→ Short task
Reproduce exactly, and only, the lines of the material below running from the line bearing "Give me the TikZ source for this diagram." through the line bearing "(284,21) -- (276,30);". Leave any pictures out.

— START OF Entries —

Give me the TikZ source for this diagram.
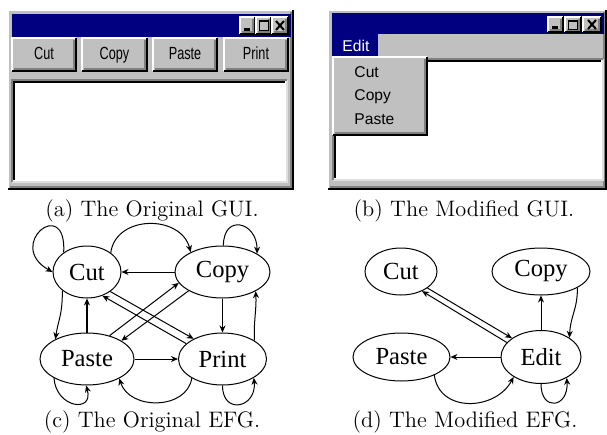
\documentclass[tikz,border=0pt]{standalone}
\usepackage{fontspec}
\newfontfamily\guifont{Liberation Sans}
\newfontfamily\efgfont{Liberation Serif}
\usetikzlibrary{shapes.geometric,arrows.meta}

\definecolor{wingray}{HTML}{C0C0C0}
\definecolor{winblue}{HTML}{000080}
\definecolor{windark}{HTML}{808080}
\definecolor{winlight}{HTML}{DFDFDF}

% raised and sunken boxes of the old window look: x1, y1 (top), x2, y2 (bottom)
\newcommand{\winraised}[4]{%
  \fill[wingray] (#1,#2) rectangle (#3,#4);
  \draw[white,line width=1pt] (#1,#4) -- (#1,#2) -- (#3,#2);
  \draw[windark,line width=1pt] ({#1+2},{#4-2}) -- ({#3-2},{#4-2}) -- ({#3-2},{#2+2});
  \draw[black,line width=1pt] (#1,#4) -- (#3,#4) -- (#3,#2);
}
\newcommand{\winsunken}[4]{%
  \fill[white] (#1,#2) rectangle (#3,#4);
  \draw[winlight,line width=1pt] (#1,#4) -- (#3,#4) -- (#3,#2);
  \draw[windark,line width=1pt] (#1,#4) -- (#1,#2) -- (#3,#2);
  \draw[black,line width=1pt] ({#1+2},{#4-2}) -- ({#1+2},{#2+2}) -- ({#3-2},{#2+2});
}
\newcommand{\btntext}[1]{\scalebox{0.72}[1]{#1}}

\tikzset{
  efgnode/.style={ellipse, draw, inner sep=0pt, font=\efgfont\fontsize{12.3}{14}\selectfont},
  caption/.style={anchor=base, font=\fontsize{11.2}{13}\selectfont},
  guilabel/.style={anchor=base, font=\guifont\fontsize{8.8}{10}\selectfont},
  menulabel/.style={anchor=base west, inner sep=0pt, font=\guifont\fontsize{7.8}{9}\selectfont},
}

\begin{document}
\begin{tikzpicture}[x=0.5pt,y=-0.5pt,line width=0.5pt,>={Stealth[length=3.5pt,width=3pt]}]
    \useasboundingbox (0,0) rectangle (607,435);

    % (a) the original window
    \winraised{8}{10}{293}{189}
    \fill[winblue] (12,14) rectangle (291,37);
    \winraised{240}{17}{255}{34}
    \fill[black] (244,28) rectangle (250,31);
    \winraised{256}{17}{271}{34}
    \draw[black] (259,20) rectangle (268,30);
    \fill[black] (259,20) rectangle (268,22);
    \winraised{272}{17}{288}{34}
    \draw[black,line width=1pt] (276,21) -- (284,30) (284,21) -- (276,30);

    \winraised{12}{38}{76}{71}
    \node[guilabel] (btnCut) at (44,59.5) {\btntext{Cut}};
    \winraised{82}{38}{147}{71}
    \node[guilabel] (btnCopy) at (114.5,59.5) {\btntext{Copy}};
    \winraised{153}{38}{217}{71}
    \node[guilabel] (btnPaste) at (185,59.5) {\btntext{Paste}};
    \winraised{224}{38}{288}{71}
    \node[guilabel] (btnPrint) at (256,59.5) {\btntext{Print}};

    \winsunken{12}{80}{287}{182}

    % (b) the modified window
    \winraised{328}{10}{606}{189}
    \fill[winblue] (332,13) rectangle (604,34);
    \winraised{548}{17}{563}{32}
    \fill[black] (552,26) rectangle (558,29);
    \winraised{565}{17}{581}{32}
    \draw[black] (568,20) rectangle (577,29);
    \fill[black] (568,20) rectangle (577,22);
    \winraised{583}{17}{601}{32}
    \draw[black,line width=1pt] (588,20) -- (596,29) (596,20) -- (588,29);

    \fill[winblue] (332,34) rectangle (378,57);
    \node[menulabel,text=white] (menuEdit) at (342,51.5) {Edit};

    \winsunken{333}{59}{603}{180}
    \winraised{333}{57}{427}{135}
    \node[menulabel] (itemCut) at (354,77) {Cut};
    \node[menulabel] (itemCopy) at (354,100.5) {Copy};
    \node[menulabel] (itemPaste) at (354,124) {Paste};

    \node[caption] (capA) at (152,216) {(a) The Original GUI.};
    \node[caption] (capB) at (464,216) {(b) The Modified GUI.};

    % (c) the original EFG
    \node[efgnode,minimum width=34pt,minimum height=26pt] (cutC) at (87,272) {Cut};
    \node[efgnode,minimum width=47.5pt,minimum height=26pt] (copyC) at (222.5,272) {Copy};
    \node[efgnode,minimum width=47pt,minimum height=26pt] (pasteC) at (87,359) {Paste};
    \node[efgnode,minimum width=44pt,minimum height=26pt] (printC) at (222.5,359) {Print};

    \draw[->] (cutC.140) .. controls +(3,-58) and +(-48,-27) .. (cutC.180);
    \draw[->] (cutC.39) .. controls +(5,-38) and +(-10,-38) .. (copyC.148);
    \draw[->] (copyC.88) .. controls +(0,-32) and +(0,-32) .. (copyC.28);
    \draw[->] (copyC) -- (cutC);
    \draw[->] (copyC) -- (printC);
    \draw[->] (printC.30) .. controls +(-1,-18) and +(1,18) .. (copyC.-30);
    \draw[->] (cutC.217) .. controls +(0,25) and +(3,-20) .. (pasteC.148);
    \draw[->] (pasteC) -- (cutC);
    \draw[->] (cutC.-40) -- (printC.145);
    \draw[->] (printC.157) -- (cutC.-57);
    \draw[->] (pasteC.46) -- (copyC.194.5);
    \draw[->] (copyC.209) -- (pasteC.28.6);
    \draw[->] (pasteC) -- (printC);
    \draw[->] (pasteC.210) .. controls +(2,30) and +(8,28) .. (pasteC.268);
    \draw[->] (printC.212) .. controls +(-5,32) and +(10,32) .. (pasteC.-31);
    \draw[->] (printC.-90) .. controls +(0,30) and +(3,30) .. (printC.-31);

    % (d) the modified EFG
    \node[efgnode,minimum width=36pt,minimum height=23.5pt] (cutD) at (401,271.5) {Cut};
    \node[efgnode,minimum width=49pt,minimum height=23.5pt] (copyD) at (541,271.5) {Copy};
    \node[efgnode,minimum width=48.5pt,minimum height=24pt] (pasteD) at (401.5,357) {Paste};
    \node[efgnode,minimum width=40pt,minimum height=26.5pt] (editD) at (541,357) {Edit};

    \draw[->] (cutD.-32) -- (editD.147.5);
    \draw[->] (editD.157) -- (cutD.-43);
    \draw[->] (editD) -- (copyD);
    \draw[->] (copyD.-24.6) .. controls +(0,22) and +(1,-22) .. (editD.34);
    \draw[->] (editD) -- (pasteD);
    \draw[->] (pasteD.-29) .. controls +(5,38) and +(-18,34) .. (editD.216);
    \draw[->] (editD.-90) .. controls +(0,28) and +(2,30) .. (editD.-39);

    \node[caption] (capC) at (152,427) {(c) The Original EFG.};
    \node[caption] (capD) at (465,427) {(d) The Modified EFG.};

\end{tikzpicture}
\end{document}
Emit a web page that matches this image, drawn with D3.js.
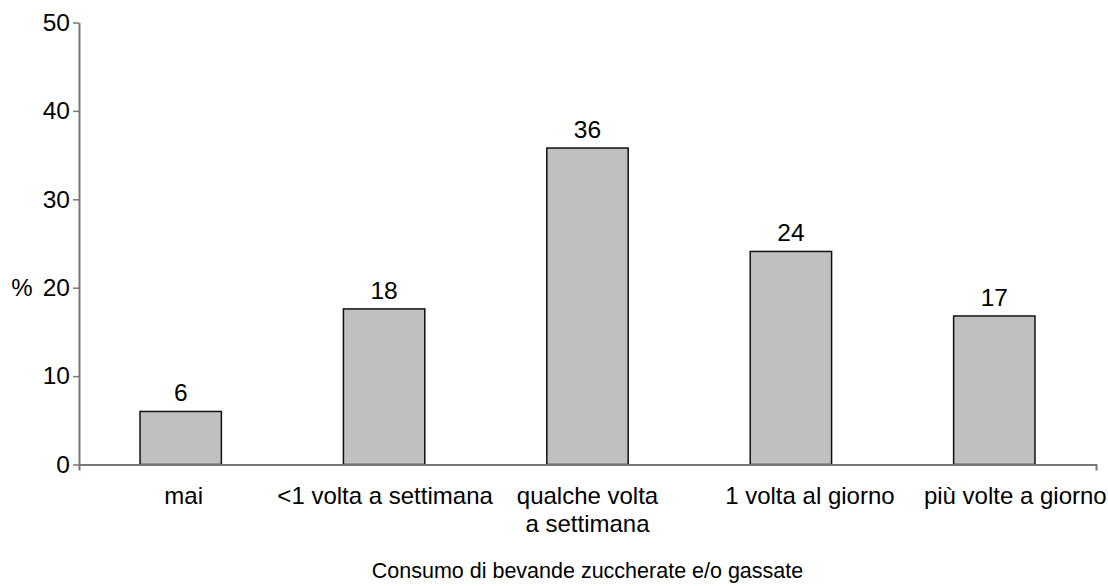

— END OF Entries —
— START OF Entries —

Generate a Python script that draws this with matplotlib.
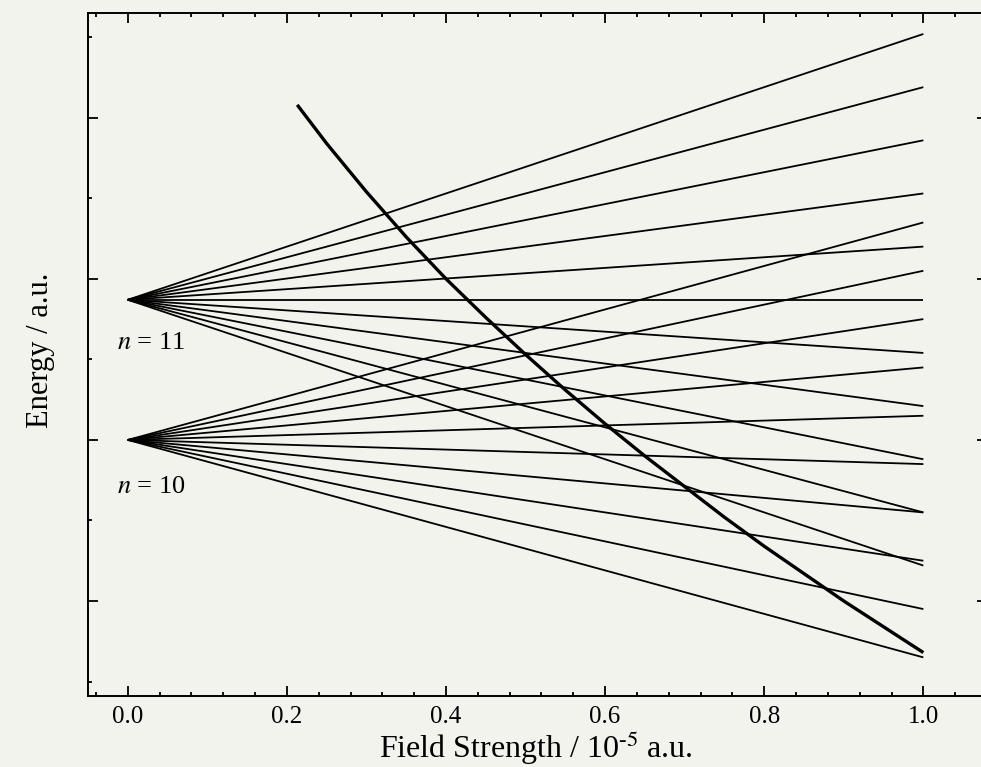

— END OF Entries —

→ Result for this task
Give me the TikZ source for this diagram.
\documentclass[tikz,border=0pt]{standalone}
\usepackage{fontspec}
\newfontfamily\guifont{Liberation Sans}
\newfontfamily\efgfont{Liberation Serif}
\usetikzlibrary{shapes.geometric,arrows.meta}

\definecolor{wingray}{HTML}{C0C0C0}
\definecolor{winblue}{HTML}{000080}
\definecolor{windark}{HTML}{808080}
\definecolor{winlight}{HTML}{DFDFDF}

% raised and sunken boxes of the old window look: x1, y1 (top), x2, y2 (bottom)
\newcommand{\winraised}[4]{%
  \fill[wingray] (#1,#2) rectangle (#3,#4);
  \draw[white,line width=1pt] (#1,#4) -- (#1,#2) -- (#3,#2);
  \draw[windark,line width=1pt] ({#1+2},{#4-2}) -- ({#3-2},{#4-2}) -- ({#3-2},{#2+2});
  \draw[black,line width=1pt] (#1,#4) -- (#3,#4) -- (#3,#2);
}
\newcommand{\winsunken}[4]{%
  \fill[white] (#1,#2) rectangle (#3,#4);
  \draw[winlight,line width=1pt] (#1,#4) -- (#3,#4) -- (#3,#2);
  \draw[windark,line width=1pt] (#1,#4) -- (#1,#2) -- (#3,#2);
  \draw[black,line width=1pt] ({#1+2},{#4-2}) -- ({#1+2},{#2+2}) -- ({#3-2},{#2+2});
}
\newcommand{\btntext}[1]{\scalebox{0.72}[1]{#1}}

\tikzset{
  efgnode/.style={ellipse, draw, inner sep=0pt, font=\efgfont\fontsize{12.3}{14}\selectfont},
  caption/.style={anchor=base, font=\fontsize{11.2}{13}\selectfont},
  guilabel/.style={anchor=base, font=\guifont\fontsize{8.8}{10}\selectfont},
  menulabel/.style={anchor=base west, inner sep=0pt, font=\guifont\fontsize{7.8}{9}\selectfont},
}

\begin{document}
\begin{tikzpicture}[x=0.5pt,y=-0.5pt,line width=0.5pt,>={Stealth[length=3.5pt,width=3pt]}]
    \useasboundingbox (0,0) rectangle (607,435);

    % (a) the original window
    \winraised{8}{10}{293}{189}
    \fill[winblue] (12,14) rectangle (291,37);
    \winraised{240}{17}{255}{34}
    \fill[black] (244,28) rectangle (250,31);
    \winraised{256}{17}{271}{34}
    \draw[black] (259,20) rectangle (268,30);
    \fill[black] (259,20) rectangle (268,22);
    \winraised{272}{17}{288}{34}
    \draw[black,line width=1pt] (276,21) -- (284,30) (284,21) -- (276,30);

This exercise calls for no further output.